As Emoções nos Movem: Nossas emoções têm um poder enorme sobre o que fazemos. Reagimos emocionalmente (às vezes contra nosso próprio interesse) a palavras, imagens, eventos, de forma muito rápida e automática, até antes de entender totalmente. Emoções podem levar a decisões otimistas (se estamos bem) ou pessimistas (se estamos mal). Em Gana, tentar convencer mães a usar sabonete pelos benefícios à saúde não funcionou. Elas só usavam sabonete se vissem a mão claramente suja. A campanha foi mudada para focar na emoção negativa do nojo/contaminação: um vídeo curto mostrava que ir ao banheiro "sujava" as mãos e precisava lavar com sabonete – e isso funcionou muito melhor.
Compromissos Públicos nos Seguram: A gente tende a seguir com os compromissos que tornamos públicos para outras pessoas ou grupos. Adiar coisas que nos beneficiam no futuro é comum. Tornar um compromisso público (como "Vou começar a correr amanhã!") aumenta o "custo" de não cumprir, porque nossa reputação está em jogo. Uma ideia para fumantes pararem de fumar foi criar uma conta onde eles depositam dinheiro por 6 meses; se não passarem num teste de nicotina depois disso, perdem o dinheiro.
Nosso Ego Gosta de se Sentir Bem: As pessoas agem de formas que as fazem se sentir melhor sobre si mesmas (nosso ego).
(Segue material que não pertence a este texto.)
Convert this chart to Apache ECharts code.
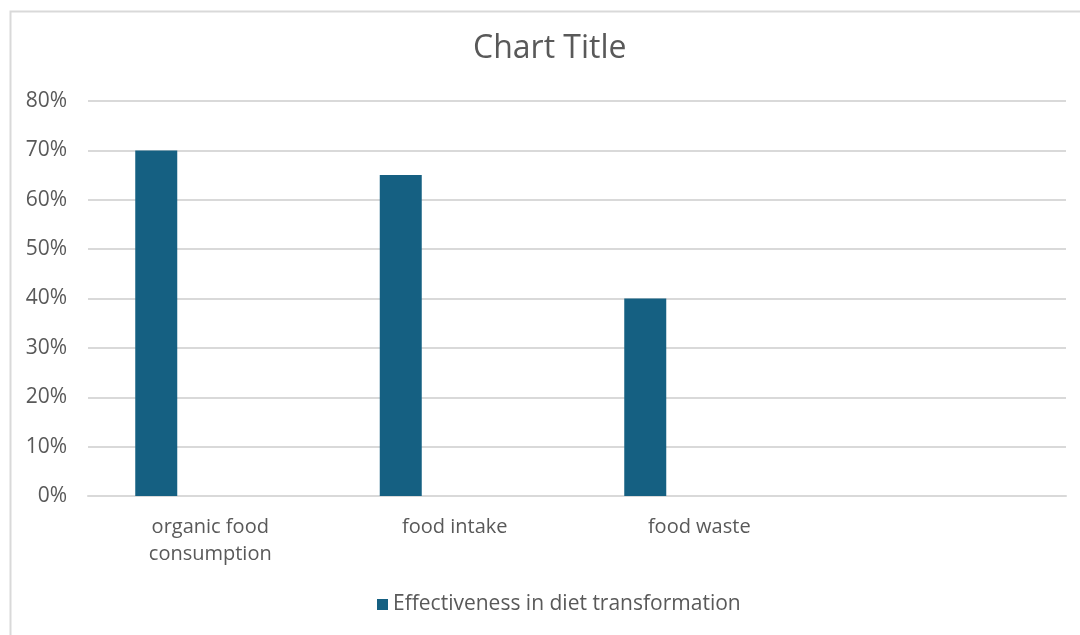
<!DOCTYPE html>
<html>
<head>
<meta charset="utf-8">
<script src="https://cdn.jsdelivr.net/npm/echarts@6/dist/echarts.min.js"></script>
<style>
html,body{margin:0;padding:0;background:#fff;}
#c{width:1080px;height:635px;}
</style>
</head>
<body>
<div id="c"></div>
<script>
var categories = ['organic food\nconsumption', 'food intake', 'food waste', ''];
var seriesName = 'Effectiveness in diet transformation';
var values = [0.70, 0.65, 0.40, null];
var yTicks = { min: 0, max: 0.8, interval: 0.1 };

var chart = echarts.init(document.getElementById('c'));
var font = '"Open Sans", Roboto, sans-serif';
chart.setOption({
  animation: false,
  backgroundColor: '#ffffff',
  graphic: [{
    type: 'rect', left: 8, top: 9,
    shape: { width: 1100, height: 640 },
    style: { fill: 'none', stroke: '#d9d9d9', lineWidth: 2 }
  }],
  title: {
    text: 'Chart Title', left: 468, top: 28,
    textStyle: { fontFamily: font, fontSize: 32, fontWeight: 'normal', color: '#595959' }
  },
  grid: { left: 88, right: 14, top: 101, bottom: 139, containLabel: false },
  legend: {
    data: [seriesName], left: 372, top: 589,
    icon: 'rect', itemWidth: 11, itemHeight: 11, itemGap: 8,
    textStyle: { fontFamily: font, fontSize: 21, color: '#595959' }
  },
  xAxis: {
    type: 'category', data: categories,
    axisLine: { show: true, lineStyle: { color: '#d9d9d9', width: 2 } },
    axisTick: { show: false },
    axisLabel: { fontFamily: font, fontSize: 20, lineHeight: 27, color: '#595959', margin: 18, interval: 0 }
  },
  yAxis: {
    type: 'value', min: yTicks.min, max: yTicks.max, interval: yTicks.interval,
    axisLine: { show: false }, axisTick: { show: false },
    splitLine: { lineStyle: { color: '#d9d9d9', width: 2 } },
    axisLabel: {
      fontFamily: font, fontSize: 21, color: '#595959', margin: 21,
      formatter: function (v) { return Math.round(v * 100) + '%'; }
    }
  },
  series: [
    { name: seriesName, type: 'bar', data: values, barWidth: 42, barGap: 0,
      itemStyle: { color: '#156082' } },
    { name: 'spacer', type: 'bar', data: [null, null, null, null], barWidth: 108, barGap: 0,
      itemStyle: { color: 'rgba(0,0,0,0)' } }
  ]
});
</script>
</body>
</html>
Se algo dá certo, pensamos: "Fui eu que fiz!". Se algo dá errado, pensamos: "A culpa é dos outros!". Dizer a alguém que ela é "eficiente" a fará tentar agir de forma eficiente para manter essa autoimagem. Uma política que valoriza a imagem do cidadão pode ser mais eficaz. Pense em motoristas que se acham "acima da média" (93% dos estudantes americanos se veem assim). Ao criar regras sobre quantas horas um motorista profissional pode dirigir, o governo precisa considerar esse excesso de autoconfiança.
Conclusão
A Ciência Comportamental nos mostra que não somos apenas robôs super racionais. Somos influenciados por quem fala conosco, se temos medo de perder algo, pelo que os outros fazem, pela opção que vem pré-selecionada, pelo que é novo, pela primeira impressão, pelas nossas emoções, pelos compromissos que fazemos e por como nos sentimos sobre nós mesmos.